1-1 ½ lbs of natural, grass fed ground beef (like Niman Ranch)
1 Tbl Olive oil
1 medium onion, chopped (or ½ large)
¼ - ½ tsp pepper
1 garlic clove, minced
½ tsp salt
Few strands of saffron
1 cup of Arborio rice
4 cups of organic chicken broth, heated to just boiling
1 cup frozen peas, slightly thawed
  1. Heat large pot to med and add ground beef. Press into pan and allow to cook for a while before you turn/stir so you get some browning. Add pepper.
  2. After a few minutes, stir and cook until there is no more pink. Remove from pot and drain fat.
  3. In the same pot, add olive oil and heat to medium. Add chopped onion and cook until translucent. Add garlic and cook 1 minute.
  4. Add beef, salt, and saffron threads and stir. Add rice and cook for 1 minute.
  5. Begin to add hot chicken broth, 1/2 cup or more at a time. Stir every few minutes and add more broth when needed. Make sure rice is simmering but not boiling. Check after 20 minutes or when broth is used up. If you need more liquid, just add hot water.
  6. Add peas and stir. Cook for 3 minutes or until heated through.
  7. Garnish risotto with freshly grated cheese (please, nothing out of a can!). Taste and season with salt and pepper if needed.
Tip: You can substitute ground turkey or pork for the beef.

4 comments:

Amy Andrews said...

Ok, just reheated the leftovers from our class last night...drum roll please...Jane loves it!
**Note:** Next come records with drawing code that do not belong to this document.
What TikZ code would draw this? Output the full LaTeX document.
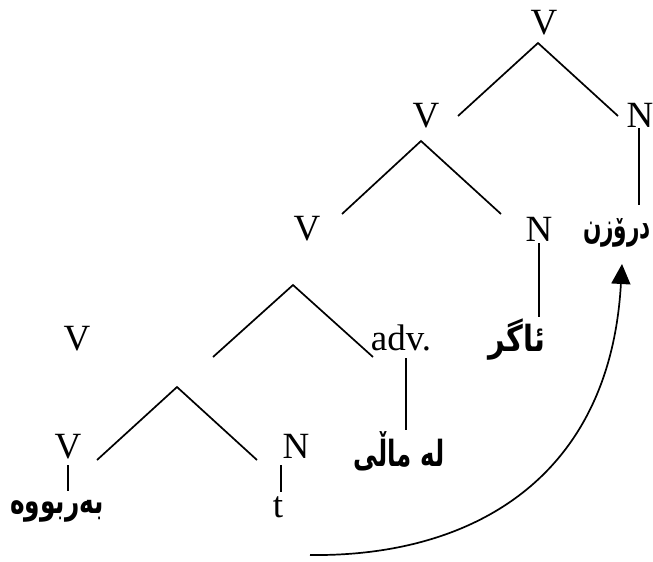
\documentclass[tikz,border=0pt]{standalone}
\usepackage{graphicx}
\usepackage{fontspec}
\setmainfont{Liberation Serif}
\newfontfamily\arabicfont[Script=Arabic]{DejaVu Sans}
\TeXXeTstate=1
\usetikzlibrary{arrows.meta}
\newcommand{\kw}[2]{\scalebox{#1}[1]{\arabicfont\bfseries\fontsize{36}{40}\selectfont #2}}
\tikzset{
  lat/.style={font=\fontsize{37}{40}\selectfont, inner sep=0pt, anchor=base},
  kur/.style={inner sep=0pt, anchor=center},
  edge/.style={line width=1.7pt, line cap=butt},
  move/.style={line width=1.7pt, -{Triangle[width=19pt,length=20pt]}}
}
\begin{document}
\begin{tikzpicture}[x=1pt,y=-1pt]
\useasboundingbox (0,0) rectangle (653,562);
% labels
\node[lat] (V1) at (544,34) {V};
\node[lat] (N1) at (640,127) {N};
\node[lat] (V2) at (426,127) {V};
\node[lat] (N2) at (539,241) {N};
\node[lat] (V3) at (307,240) {V};
\node[lat] (adv) at (401,350) {adv.};
\node[lat] (V4) at (77,350) {V};
\node[lat] (V5) at (68,458) {V};
\node[lat] (N3) at (296,458) {N};
\node[lat] (t) at (278,517) {t};
\node[kur] (w1) at (57,511) {\kw{0.69}{\beginR بەربووە\endR}};
\node[kur] (w2) at (399,451) {\kw{0.68}{\beginR لە ماڵی\endR}};
\node[kur] (w3) at (517,340) {\kw{0.8}{\beginR ئاگر\endR}};
\node[kur] (w4) at (617,233) {\kw{0.6}{\beginR درۆزن\endR}};
% branch points and line ends
\coordinate (a1) at (538,43);  \coordinate (a1l) at (458,116); \coordinate (a1r) at (618,116);
\coordinate (a2) at (421,141); \coordinate (a2l) at (342,214); \coordinate (a2r) at (501,214);
\coordinate (a3) at (293,285); \coordinate (a3l) at (213,357); \coordinate (a3r) at (373,357);
\coordinate (a4) at (177,387); \coordinate (a4l) at (97,460);  \coordinate (a4r) at (257,460);
\draw[edge] (a1l) -- (a1) -- (a1r);
\draw[edge] (a2l) -- (a2) -- (a2r);
\draw[edge] (a3l) -- (a3) -- (a3r);
\draw[edge] (a4l) -- (a4) -- (a4r);
% vertical connectors
\coordinate (n1b) at (639,128); \coordinate (w4t) at (639,205);
\coordinate (n2b) at (539,243); \coordinate (w3t) at (539,317);
\coordinate (advb) at (406,358); \coordinate (w2t) at (406,430);
\coordinate (v5b) at (68,465); \coordinate (w1t) at (68,491);
\coordinate (n3b) at (281,465); \coordinate (tt) at (281,492);
\draw[edge] (n1b) -- (w4t);
\draw[edge] (n2b) -- (w3t);
\draw[edge] (advb) -- (w2t);
\draw[edge] (v5b) -- (w1t);
\draw[edge] (n3b) -- (tt);
% movement arrow
\coordinate (s) at (310,555);
\coordinate (e) at (622,264);
\draw[move] (s) .. controls (470,557) and (610,480) .. (e);
\end{tikzpicture}
\end{document}
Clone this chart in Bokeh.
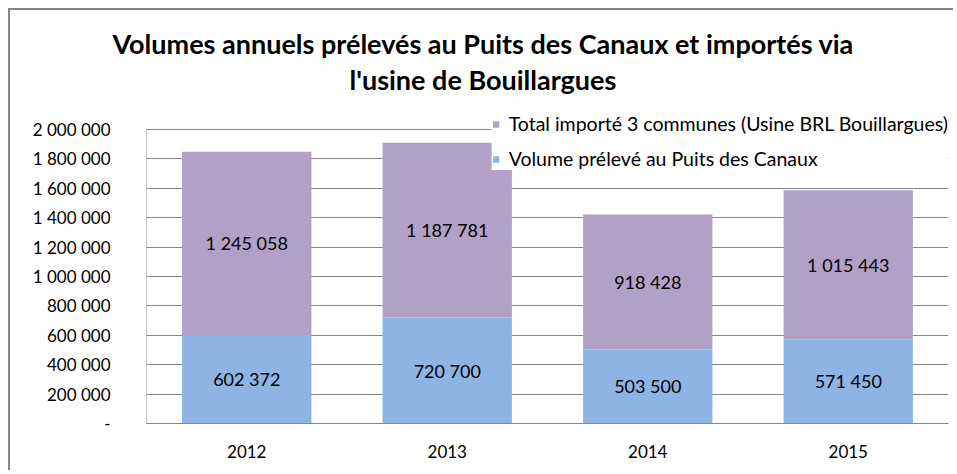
from bokeh.plotting import figure
from bokeh.models import (ColumnDataSource, FactorRange, Range1d, FixedTicker, LabelSet,
                          Title, Legend, LegendItem)
from bokeh.core.properties import value
from bokeh.embed import file_html
from bokeh.resources import INLINE

# ---- data ----
years = ["2012", "2013", "2014", "2015"]
puits = [602372, 720700, 503500, 571450]
importe = [1245058, 1187781, 918428, 1015443]
y_ticks = [0, 200000, 400000, 600000, 800000, 1000000, 1200000, 1400000, 1600000, 1800000, 2000000]
y_tick_labels = ["-", "200 000", "400 000", "600 000", "800 000", "1 000 000", "1 200 000",
                 "1 400 000", "1 600 000", "1 800 000", "2 000 000"]
series_names = ["Volume prélevé au Puits des Canaux",
                "Total importé 3 communes (Usine BRL Bouillargues)"]
title_lines = ["Volumes annuels prélevés au Puits des Canaux et importés via",
               "l'usine de Bouillargues"]

BLUE = "#8EB4E3"
PURPLE = "#B2A1C7"
GRID = "#868686"
FONT = "Lato"


def fmt(v):
    return f"{v:,}".replace(",", " ")


src = ColumnDataSource(dict(
    x=years, puits=puits, importe=importe,
    puits_mid=[p / 2 for p in puits],
    imp_mid=[p + i / 2 for p, i in zip(puits, importe)],
    puits_txt=[fmt(v) for v in puits],
    imp_txt=[fmt(v) for v in importe],
))

p = figure(x_range=FactorRange(*years), y_range=Range1d(0, 2115000), title=None,
           width=945, height=462, output_backend="svg", toolbar_location=None,
           min_border_left=136, min_border_right=7, min_border_top=102, min_border_bottom=49)
p.styles = {"margin-left": "8px", "margin-top": "8px",
            "border-left": "2px solid #868686", "border-top": "2px solid #868686"}
p.x_range.range_padding = 0
p.x_range.factor_padding = 0

rs = p.vbar_stack(["puits", "importe"], x="x", width=0.645, source=src,
                  color=[BLUE, PURPLE], line_color=None)

# y axis line only up to the top tick
p.segment(x0=[0], y0=[y_ticks[0]], x1=[0], y1=[y_ticks[-1]], line_color=GRID, line_width=1)

# axes
p.yaxis.ticker = FixedTicker(ticks=y_ticks)
p.yaxis.major_label_overrides = {t: l for t, l in zip(y_ticks, y_tick_labels)}
p.yaxis.major_tick_out = 0
p.yaxis.major_tick_in = 0
p.yaxis.minor_tick_out = 0
p.yaxis.minor_tick_in = 0
p.yaxis.major_label_standoff = 36
p.yaxis.axis_line_color = None
p.xaxis.axis_line_color = GRID
p.xaxis.major_tick_out = 0
p.xaxis.major_tick_in = 0
p.xaxis.major_label_standoff = 21
for ax in (p.xaxis, p.yaxis):
    ax.major_label_text_font = FONT
    ax.major_label_text_font_size = "17px"
    ax.major_label_text_color = "#000000"

p.xgrid.grid_line_color = None
p.ygrid.grid_line_color = GRID
p.ygrid.grid_line_width = 1
p.outline_line_color = None
p.background_fill_color = "white"
p.border_fill_color = "white"

# value labels
for col, txt in (("puits_mid", "puits_txt"), ("imp_mid", "imp_txt")):
    ls = LabelSet(x="x", y=col, text=txt, source=src, text_align="center",
                  text_baseline="middle", text_font=value(FONT),
                  text_font_size="18px", text_color="#000000")
    p.add_layout(ls)

# titles (a small blank spacer title keeps the two lines away from the frame)
p.add_layout(Title(text=" ", text_font_size="1px", standoff=13), "above")
p.add_layout(Title(text=title_lines[1], align="left", text_font=FONT,
                   text_font_size="27px", text_font_style="bold", text_color="#000000",
                   offset=203, standoff=2), "above")
p.add_layout(Title(text=title_lines[0], align="left", text_font=FONT,
                   text_font_size="27px", text_font_style="bold", text_color="#000000",
                   offset=-34, standoff=0), "above")

legend = Legend(items=[LegendItem(label=series_names[1], renderers=[rs[1]]),
                       LegendItem(label=series_names[0], renderers=[rs[0]])],
                location="top_right", orientation="vertical",
                glyph_width=8, glyph_height=8, label_height=20, spacing=12,
                padding=4, margin=0, label_standoff=9,
                label_text_font=FONT, label_text_font_size="19.5px", label_text_color="#000000",
                border_line_color=None, background_fill_color="white", background_fill_alpha=1.0)
p.add_layout(legend)

open("out.html", "w").write(file_html(p, INLINE))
After requesting seconds I believe her exact words were, "We should have this more often!" Calvie seems to be enjoying his dinner too, his vocabulary just isn't as stron. Thanks, Family Chef!

Heather said...

I made the risotto with chicken and butternut squash. It was delicious and the family loved it! This is my kind of recipe, very easy.

Peter Feinberg said...

This was fabulous and made for great leftovers. I made it minus the saffron since I didnt' have any

The Family Chef said...

So glad you enjoyed it Peter! If you have a Trader Joe's near you, check their spice section. Saffron is not as expensive there. This recipe is really one of my favorites.